This climbing grade conversion chart is the complete reference for European climbers — covering the French sport system, UK Trad adjectival grades, UIAA, Yosemite Decimal, and Ewbank, explaining what each one means and how to convert between them. Climbing grades were not invented by a single committee that sat down and decided on a universal standard. They evolved organically, country by country, crag by crag — each system reflecting the type of climbing that was most common there, the culture of the local community, and the era in which the routes were first ascended.

The French system developed around the limestone sport climbing of the Verdon and Fontainebleau in the 1970s and 80s, where bolted protection made objective safety less relevant and the grade could focus purely on technical difficulty.

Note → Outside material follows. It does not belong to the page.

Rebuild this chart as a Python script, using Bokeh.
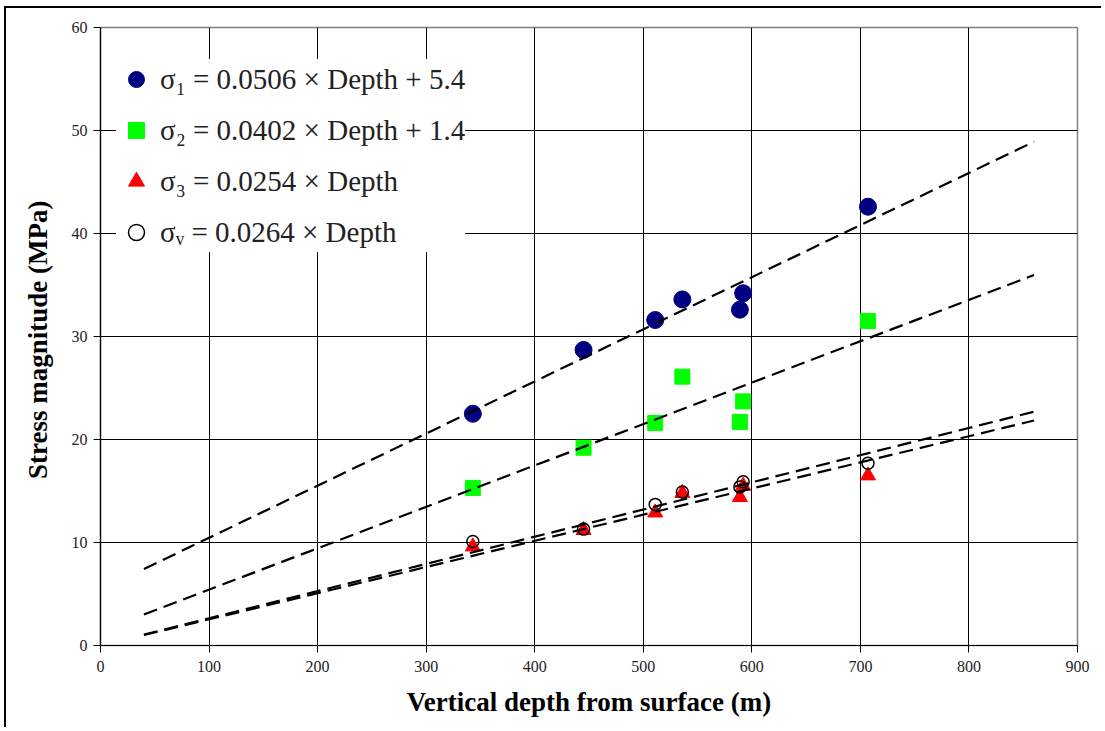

The UK system evolved around traditional sandstone and gritstone climbing where the consequences of falling — runout, poor gear, serious injury — are part of the grade’s meaning. The UIAA system emerged from Central European alpine traditions, where routes were long, committing, and graded by German and Austrian climbers who had their own conventions.

None of these systems is objectively correct. They each measure different things, which is precisely why conversion tables between them are always approximate rather than exact. A French 6c and an American 5.11b describe roughly the same technical difficulty — but one carries no information about protection or consequence, whilst the other may.

🔑 The Most Important Thing to Understand About Grades

Grades describe technical difficulty. They do not describe danger, commitment, or how frightening a route is. Two routes with the same grade can be separated by a world of difference in terms of how scary they are to climb. This distinction — between technical difficulty and overall seriousness — is the heart of why the UK trad system uses two grades, and why it takes European climbers time to adjust when they first visit British crags.

There is also a practical problem that every travelling climber encounters: the guidebook for your Spanish crag uses French grades, but you learned to climb in the US and think in Yosemite Decimal System. Your German climbing partner uses UIAA. The British climber you meet at the campsite describes routes in adjectival grades. Understanding all of these systems — and how they translate — is one of the more genuinely useful skills a vanlifer can develop.

🇫🇷 The French Grade System

🇫🇷 French System

The Global Standard for Sport Climbing

The French numerical system is the dominant grading system for sport climbing worldwide, and certainly across all of Europe. If you climb sport routes in Spain, France, Portugal, Italy, Greece, or most of southern and central Europe, you are dealing with French grades. Understanding this system thoroughly is the single most useful investment a European climbing vanlifer can make. For the most current route grades across Europe, 27Crags and Rockfax are the definitive references.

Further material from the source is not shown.